California proposal aims to boost education funding for juvenile halls, continuation schools

A California legislator has introduced a bill geared toward generating additional funding for juvenile hall schools and alternative high schools that need high-quality services to prepare vulnerable youth for college and careers.

Under current law, community and juvenile hall schools are operated by county offices of education and funded through average daily attendance.

But some county leaders say that creates too much volatility when it comes to how their regional schools are funded.

Assembly Bill 906, if signed into law, would change that, according to its supporters. Thus far, the bill has no registered opposition, according to education leaders.

Many education leaders said the existing model doesn’t adequately support vulnerable students who need to continue their education while they are in juvenile detention or at continuation high schools, such as Folsom Lake High or Calvine High.

About 400 school board members met with lawmakers March 9-10 to advocate for several bills, including AB 906, authored by Mike Gipson, D-Carson.

Gina Cuclis, president of the California County Boards of Education and member of the Sonoma County Board of Education, said the bill is a game changer for youth.

“Students in our juvenile halls deserve quality education, that’s how we turn their lives around,” Cuclis said. “Students who are expelled or come out of the juvenile system, and don’t go to comprehensive high schools, they need extra support, high quality services and social emotional support.”

Average daily attendance has unintended consequences at schools that have temporary placements for many of their students, said Troy Flint, spokesperson for California School Board Association, which is co-sponsoring the bill.

“The way that the student population cycles in and out of the schools disadvantages them from a funding standpoint and it leads to instability,” he said.

Years ago, 300 students were in Sacramento County’s juvenile hall in Rosemont. Today, in part due to changing views of jailing child offenders, fewer than 90 youth are in juvenile detention, according to Sacramento County Superintendent of Schools Dave Gordon. And most of them stay about two or three weeks.

“The goal is to get them back to their school of origin,” Flint said.

AB 906 would increase funding to community and juvenile hall schools by setting baseline funding. It would give more predictability and stability for the finances of these schools.

“If you create a base, you won’t have to worry about declining enrollment,” said Cuclis.

More support for programs

While some schools are seeing fewer students, the funding would enhance existing programs. The additional base funding will go toward highly-specialized teachers, para-educators, counselors, mental health professionals, and others who serve students, according to Kindra Britt with the California County Superintendents office.

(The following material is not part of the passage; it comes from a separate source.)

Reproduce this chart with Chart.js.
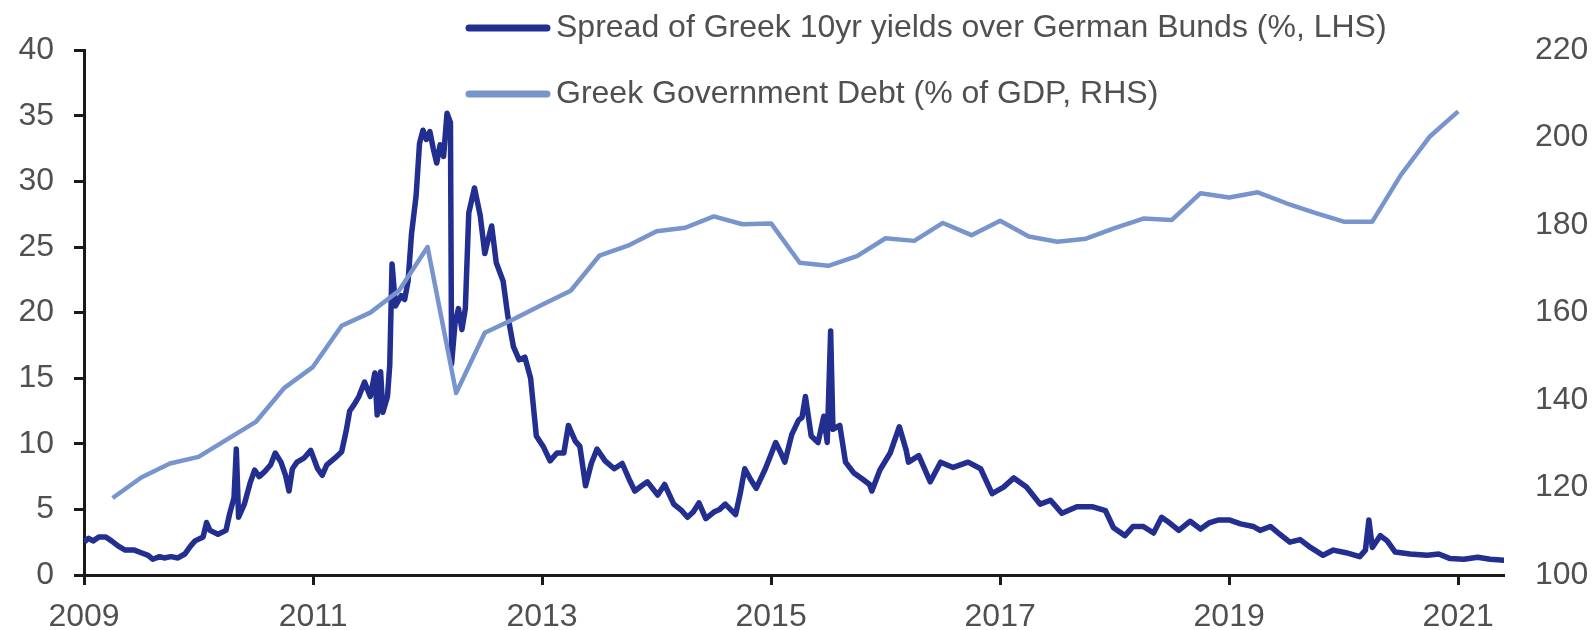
<!DOCTYPE html>
<html>
<head>
<meta charset="utf-8">
<script src="https://cdn.jsdelivr.net/npm/chart.js@4.4.1/dist/chart.umd.min.js"></script>
<style>
  html, body { margin: 0; padding: 0; background: #fff; }
  #wrap { width: 1596px; height: 630px; }
</style>
</head>
<body>
<div id="wrap"><canvas id="chart" width="1596" height="630"></canvas></div>
<script>
// Series names (legend)
const seriesNames = [
  'Spread of Greek 10yr yields over German Bunds (%, LHS)',
  'Greek Government Debt (% of GDP, RHS)'
];

// x-axis tick labels (years)
const yearTicks = [2009, 2011, 2013, 2015, 2017, 2019, 2021];

// Spread of Greek 10yr yields over Bunds, %
const spreadDates = [
  2009.00, 2009.04, 2009.08, 2009.13, 2009.19, 2009.24, 2009.30, 2009.36, 2009.44, 2009.50,
  2009.56, 2009.60, 2009.66, 2009.70, 2009.76, 2009.82, 2009.88, 2009.93, 2009.97, 2010.04,
  2010.07, 2010.10, 2010.17, 2010.24, 2010.27, 2010.31, 2010.33, 2010.35, 2010.40, 2010.45,
  2010.49, 2010.53, 2010.58, 2010.63, 2010.67, 2010.72, 2010.76, 2010.79, 2010.82, 2010.86,
  2010.92, 2010.98, 2011.04, 2011.08, 2011.12, 2011.19, 2011.25, 2011.29, 2011.32, 2011.36,
  2011.40, 2011.45, 2011.50, 2011.54, 2011.56, 2011.59, 2011.61, 2011.65, 2011.67, 2011.69,
  2011.72, 2011.77, 2011.80, 2011.83, 2011.86, 2011.90, 2011.93, 2011.96, 2011.99, 2012.02,
  2012.05, 2012.08, 2012.11, 2012.14, 2012.17, 2012.20, 2012.21, 2012.24, 2012.27, 2012.30,
  2012.33, 2012.36, 2012.41, 2012.46, 2012.50, 2012.53, 2012.56, 2012.60, 2012.66, 2012.70,
  2012.75, 2012.80, 2012.85, 2012.90, 2012.95, 2013.01, 2013.07, 2013.13, 2013.19, 2013.23,
  2013.29, 2013.33, 2013.38, 2013.43, 2013.48, 2013.55, 2013.63, 2013.70, 2013.76, 2013.81,
  2013.87, 2013.92, 2014.01, 2014.07, 2014.15, 2014.22, 2014.27, 2014.32, 2014.37, 2014.43,
  2014.50, 2014.55, 2014.60, 2014.69, 2014.73, 2014.77, 2014.82, 2014.87, 2014.95, 2015.00,
  2015.04, 2015.08, 2015.12, 2015.18, 2015.24, 2015.27, 2015.30, 2015.35, 2015.41, 2015.46,
  2015.49, 2015.52, 2015.54, 2015.60, 2015.65, 2015.72, 2015.80, 2015.86, 2015.88, 2015.95,
  2016.04, 2016.12, 2016.18, 2016.20, 2016.29, 2016.39, 2016.48, 2016.59, 2016.72, 2016.83,
  2016.93, 2017.03, 2017.12, 2017.23, 2017.35, 2017.44, 2017.54, 2017.67, 2017.81, 2017.92,
  2017.99, 2018.09, 2018.16, 2018.25, 2018.34, 2018.41, 2018.46, 2018.56, 2018.66, 2018.75,
  2018.83, 2018.91, 2019.00, 2019.10, 2019.21, 2019.27, 2019.36, 2019.43, 2019.53, 2019.62,
  2019.71, 2019.82, 2019.91, 2020.02, 2020.14, 2020.19, 2020.22, 2020.25, 2020.32, 2020.38,
  2020.45, 2020.58, 2020.73, 2020.83, 2020.93, 2021.05, 2021.17, 2021.28, 2021.41
];
const spreadValues = [
  2.5, 2.8, 2.6, 2.9, 2.9, 2.6, 2.2, 1.9, 1.9, 1.7,
  1.5, 1.2, 1.4, 1.3, 1.4, 1.3, 1.6, 2.2, 2.6, 2.9,
  4.0, 3.4, 3.1, 3.4, 4.6, 5.9, 9.6, 4.4, 5.4, 7.0,
  8.0, 7.5, 7.9, 8.4, 9.3, 8.6, 7.6, 6.4, 8.1, 8.6,
  8.9, 9.5, 8.1, 7.6, 8.4, 8.9, 9.4, 11.0, 12.5, 13.0,
  13.6, 14.7, 13.6, 15.4, 12.2, 15.5, 12.4, 13.6, 16.0, 23.7,
  20.5, 21.3, 21.0, 22.4, 26.0, 28.9, 32.9, 33.9, 33.2, 33.8,
  32.5, 31.4, 32.8, 31.9, 35.2, 34.5, 16.1, 19.2, 20.3, 18.7,
  20.3, 27.6, 29.5, 27.4, 24.5, 25.6, 26.6, 23.8, 22.4, 19.8,
  17.4, 16.4, 16.6, 15.0, 10.6, 9.8, 8.7, 9.3, 9.3, 11.4,
  10.2, 9.8, 6.8, 8.5, 9.6, 8.7, 8.1, 8.5, 7.3, 6.4,
  6.8, 7.1, 6.1, 6.9, 5.4, 4.9, 4.4, 4.8, 5.5, 4.3,
  4.8, 5.0, 5.4, 4.6, 6.2, 8.1, 7.3, 6.6, 8.1, 9.2,
  10.1, 9.4, 8.6, 10.7, 11.8, 12.0, 13.6, 10.6, 10.1, 12.1,
  10.1, 18.6, 11.1, 11.4, 8.6, 7.8, 7.3, 6.9, 6.4, 8.0,
  9.3, 11.3, 9.5, 8.6, 9.1, 7.1, 8.6, 8.2, 8.6, 8.1,
  6.2, 6.7, 7.4, 6.7, 5.4, 5.7, 4.7, 5.2, 5.2, 4.9,
  3.6, 3.0, 3.7, 3.7, 3.2, 4.4, 4.1, 3.4, 4.1, 3.5,
  4.0, 4.2, 4.2, 3.9, 3.7, 3.4, 3.7, 3.2, 2.5, 2.7,
  2.1, 1.5, 1.9, 1.7, 1.4, 1.9, 4.2, 2.1, 3.0, 2.6,
  1.75, 1.6, 1.5, 1.6, 1.25, 1.2, 1.35, 1.2, 1.12
];

// Greek government debt, % of GDP, quarterly
const debtDates = [
  2009.25, 2009.50, 2009.75, 2010.00, 2010.25, 2010.50, 2010.75, 2011.00,
  2011.25, 2011.50, 2011.75, 2012.00, 2012.25, 2012.50, 2012.75, 2013.00,
  2013.25, 2013.50, 2013.75, 2014.00, 2014.25, 2014.50, 2014.75, 2015.00,
  2015.25, 2015.50, 2015.75, 2016.00, 2016.25, 2016.50, 2016.75, 2017.00,
  2017.25, 2017.50, 2017.75, 2018.00, 2018.25, 2018.50, 2018.75, 2019.00,
  2019.25, 2019.50, 2019.75, 2020.00, 2020.25, 2020.50, 2020.75, 2021.00
];
const debtValues = [
  117.6, 122.3, 125.5, 127.0, 131.0, 135.0, 142.8, 147.6,
  157.0, 160.0, 165.0, 175.0, 141.6, 155.4, 158.5, 161.8,
  165.0, 173.0, 175.3, 178.6, 179.4, 182.0, 180.2, 180.4,
  171.4, 170.7, 172.9, 177.0, 176.4, 180.5, 177.7, 181.0,
  177.4, 176.2, 176.9, 179.3, 181.5, 181.2, 187.3, 186.3,
  187.5, 185.0, 182.8, 180.8, 180.8, 191.5, 200.2, 206.0
];

const DARK = '#222e90';
const LIGHT = '#7795cc';
const TEXT = '#505050';
const FONT = '"Liberation Sans", Arial, sans-serif';

function toPoints(xs, ys) {
  return xs.map((x, i) => ({ x: x, y: ys[i] }));
}

// legend drawn at the top, two rows, line sample + text
const topLegend = {
  id: 'topLegend',
  afterDraw(chart) {
    const ctx = chart.ctx;
    const rows = [28, 94];
    ctx.save();
    ctx.font = '32px ' + FONT;
    ctx.textBaseline = 'middle';
    ctx.textAlign = 'left';
    chart.data.datasets.forEach((ds, i) => {
      const y = rows[i];
      ctx.strokeStyle = ds.borderColor;
      ctx.lineWidth = 7;
      ctx.lineCap = 'round';
      ctx.beginPath();
      ctx.moveTo(469, y);
      ctx.lineTo(547, y);
      ctx.stroke();
      ctx.fillStyle = TEXT;
      ctx.fillText(ds.label, 556, y);
    });
    ctx.restore();
  }
};

new Chart(document.getElementById('chart'), {
  type: 'line',
  data: {
    datasets: [
      {
        label: seriesNames[0],
        data: toPoints(spreadDates, spreadValues),
        yAxisID: 'y',
        borderColor: DARK,
        borderWidth: 5.5,
        borderJoinStyle: 'round',
        pointRadius: 0,
        tension: 0,
        order: 1
      },
      {
        label: seriesNames[1],
        data: toPoints(debtDates, debtValues),
        yAxisID: 'y1',
        borderColor: LIGHT,
        borderWidth: 4.5,
        borderJoinStyle: 'round',
        pointRadius: 0,
        tension: 0,
        order: 0
      }
    ]
  },
  options: {
    responsive: false,
    animation: false,
    layout: { padding: { top: 40, left: 0, right: 0, bottom: 0 } },
    plugins: {
      legend: { display: false },
      tooltip: { enabled: false }
    },
    scales: {
      x: {
        type: 'linear',
        min: 2009,
        max: 2021.4,
        afterBuildTicks: (scale) => {
          scale.ticks = yearTicks.map(v => ({ value: v }));
        },
        afterFit: (scale) => { scale.height = 55; },
        border: { display: true, color: '#1a1a1a', width: 3 },
        grid: { drawOnChartArea: false, drawTicks: true, tickLength: 10, tickColor: '#1a1a1a', tickWidth: 3 },
        ticks: {
          autoSkip: false,
          maxRotation: 0,
          padding: 13,
          color: TEXT,
          font: { family: FONT, size: 32 },
          callback: (v) => String(v)
        }
      },
      y: {
        position: 'left',
        min: 0,
        max: 40,
        afterFit: (scale) => { scale.width = 84; },
        border: { display: true, color: '#1a1a1a', width: 3 },
        grid: { drawOnChartArea: false, drawTicks: true, tickLength: 10, tickColor: '#1a1a1a', tickWidth: 3 },
        ticks: {
          stepSize: 5,
          padding: 20,
          color: TEXT,
          font: { family: FONT, size: 32 }
        }
      },
      y1: {
        position: 'right',
        min: 100,
        max: 220,
        afterFit: (scale) => { scale.width = 92; },
        border: { display: false },
        grid: { display: false, drawTicks: false },
        ticks: {
          stepSize: 20,
          padding: 31,
          color: TEXT,
          font: { family: FONT, size: 32 }
        }
      }
    }
  },
  plugins: [topLegend]
});
</script>
</body>
</html>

“Compared to a traditional high school, the students we serve tend to have a higher degree of academic and social-emotional needs, which the schools are there to support,” Britt said. “In general, this means we need a higher level of investment per student than traditional school settings.”

The bill would also provide funding for high quality programs. Students continue working on their academic curriculum while in juvenile detention, but the Sacramento County Office of Education, for example, also offers construction programs for both males and females. Among those options are a culinary program, several career tech programs and dual enrollment programs with community colleges.

SCOE expects an influx of additional 20 to 50 students in recent months into Sacramento County’s juvenile hall, coming from state programs that were operated by the Department of Justice that have since closed.

“It’s an extra cost to us, but we are equipped to handle it and give those kids a head start,” Gordon said.

Alternative high schools offer prenatal and parenting education, and students receive health services that may not be readily available elsewhere.

“We are fulfilling the goal of helping our young people get better educated and employable by the time they leave,” Gordon said. “They find their way quickly through apprenticeship programs and internships.”

Legislative officials are hearing from education advocates throughout this week, who are pushing for AB 906.

“This is how we turn around the lives of these at-promise youth,” Cuclis said.